Unsteady High Velocity Flood Flows and the Development of Rating Curves in a Himalayan Basin under Climate Change Scenarios

Hydrologic models are not able to compute unsteady flood flows, and the hydraulic models are sometimes found less effective in uncertainty estimation in the modeling outcomes. This study presents a coupled modeling framework to analyze the unsteady flows in the downstream of the Teesta and Lachung Rivers using hydrodynamic and hydrological models. The present approach leads to unsteady flow simulations along stream channel reach. Soil and Water Assessment Tool (SWAT) model is used for the projection of streamflow, water depth, and precipitation at various gauged and ungauged locations over the selected catchment using Coupled Model Intercomparison Phase 5 (CMIP5) CM3 model data sets with their representative concentration pathway (RCP) experiments and observed hydrometeorological data. SWAT-based projected scenarios are incorporated in the hydrodynamic model for the projection of water level, flood discharge, and flooded area at different sections in the downstream of the Teesta and Lachung Rivers. Using projected flood flows and water-level data, the rating curve equations have been developed at the outlets such as Chungthang and Lachung. The study outcomes resulting from both models show a very good agreement between the simulated streamflow and observed streamflow at the outlet locations. The uncertainties can also be associated in the modeling outcomes. Thus, a statistical-cum-stochastic downscaling method has been applied to downscale the CMIP5 CM3 model-based meteorological variables (e.g., temperature and precipitation). The modeling errors prior to project streamflow have been adjusted using a sequential parameter fitting approach (SUFI2). The hydrodynamic model-based projected unsteady flood flows are found highly uncertain in the downstream portion of both rivers, and thus several extreme flood peaks have been observed in the final outcomes.

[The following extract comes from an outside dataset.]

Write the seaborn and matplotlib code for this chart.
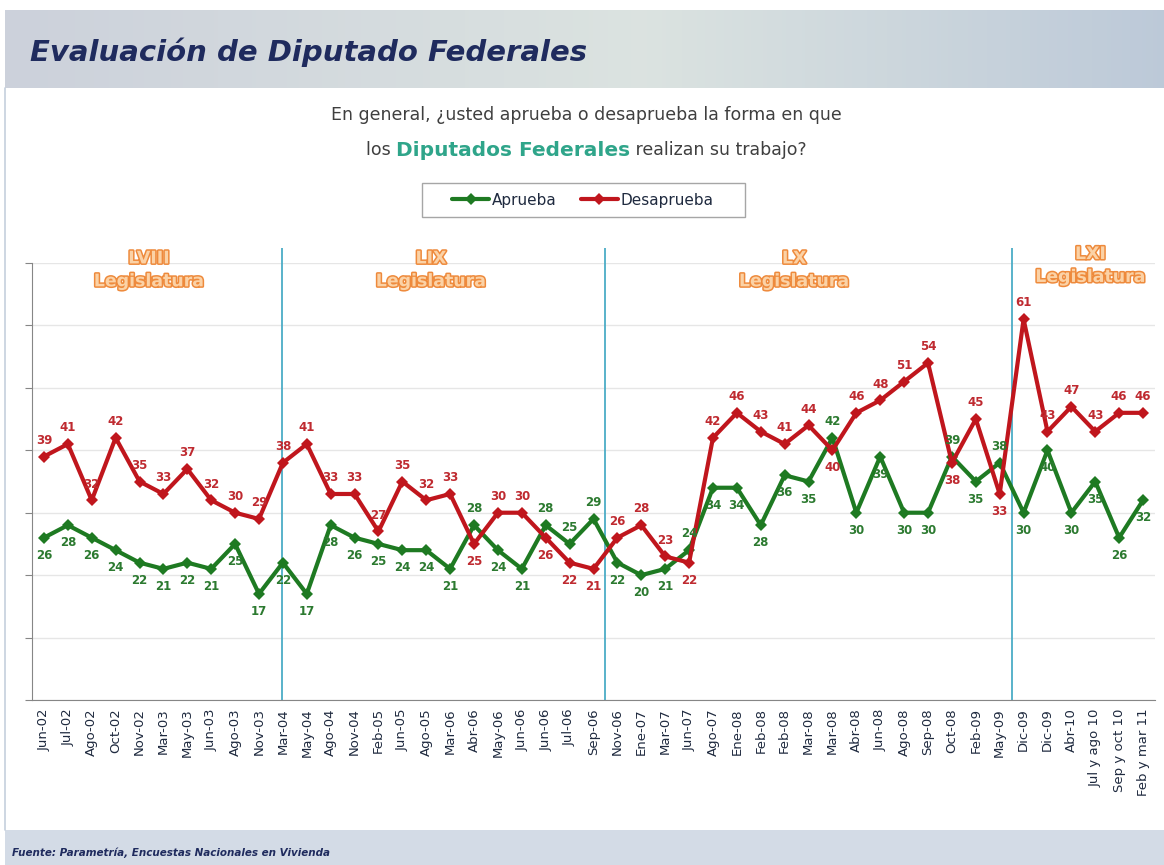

The observations show that the water velocities have increased in the projected scenarios (recorded as 8.5 m/s), as compared to historical scenarios (6.5 m/s). Using projected time series discharge and water level (stage), the rating curve equations, which have been developed as per the low to extreme emission scenarios, can be used in the future planning and management of the water resources systems. (C) 2017 American Society of Civil Engineers.